I’ve spent the past month migrating many projects to Jenkins. At the beginning of my journey I felt it was a good idea to use Jenkins inside of existing Kubernetes infrastructure. The idea of dynamic build slaves spinning up and down upon demand seemed great on paper. I would like to highlight a few of the issues I found with running Jenkins and it’s slaves in Kubernetes. You may find that your business requirements differ and that none of these problems affect you.
Jenkins Master is Ephemeral
This can be avoided by mounting an ebs or efs volume, but adds to the hassle of getting up and running.
Debugging failed builds
When your CI service is running smoothly you couldn’t be happier. However in the early stages of setting things up you will probably run into a few issues here and there. The problem is that while running inside Kubernetes your slaves are destroyed after each build has finished. There is no way to keep the environment up and running without putting a very long sleep inside your build step before where you think the failure is.
There are a couple of Jenkins plugins for using Kubernetes build slaves. The first I tried was Kubernetes Plugin which seemed alright after the initial troubles of getting it setup, though as I began moving projects I found it very limiting in what I could do with the slaves. In order to build Docker containers in the slaves a custom pod template was required which this plugin did not support. I then stumbled upon Kubernetes CI Plugin which had just the functionality I needed.
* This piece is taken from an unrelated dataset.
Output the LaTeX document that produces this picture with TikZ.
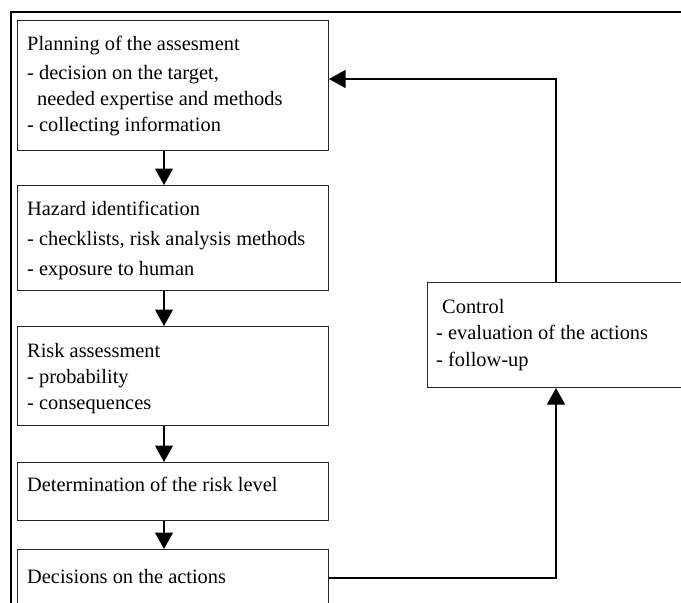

I did end up having problems with the latter plugin, which I submitted a bug to it’s developer at JENKINS-41071
though no telling when it will actually be fixed. This issue has since been fixed.
Build containers are..janky
Late into the process I found I needed to have a MySQL instance running to execute certain tests for a project. This should be simple to do with Kubernetes, simply add another container to the pod template as seen above. But wait, the plugin we’re using passes additional arguments to the slaves via Kubernetes args, something the jnlp slave requires. It’s great this is done automatically for those who don’t need to run more than one container, but there’s no way to prevent this from happening. When trying to run another container in the same pod I found that I had to modify the Docker CMD in Kubernetes by using the args parameter to something that wouldn’t throw up when these extra arguments were tacked on.
After all this trouble I still found that if a job takes longer than 15 minutes to run the jnlp slave will somehow lose connection with the master and the build will sit idle forever.
The last issue I had with build slaves was that as the requirements of Jenkins grew so did my containers. This affected the startup time of the jobs and did not provide a good user experience.
There were some niceties to using Jenkins in Kubernetes.
You’re able to easily inject environment variables and secrets into slaves using Kubernetes with config maps.
Build slaves are very easy to manage and keep consistent by using containers.
If you are able to keep slave container sizes down spin-up time of containers is tolerable.
For simple projects this should work very well for you, but plugins seem to be a large limiting factor in having this scale to more than a few simple projects.
I would like to revisit this in the future, and see if I can contribute to the lack of functionality in plugins.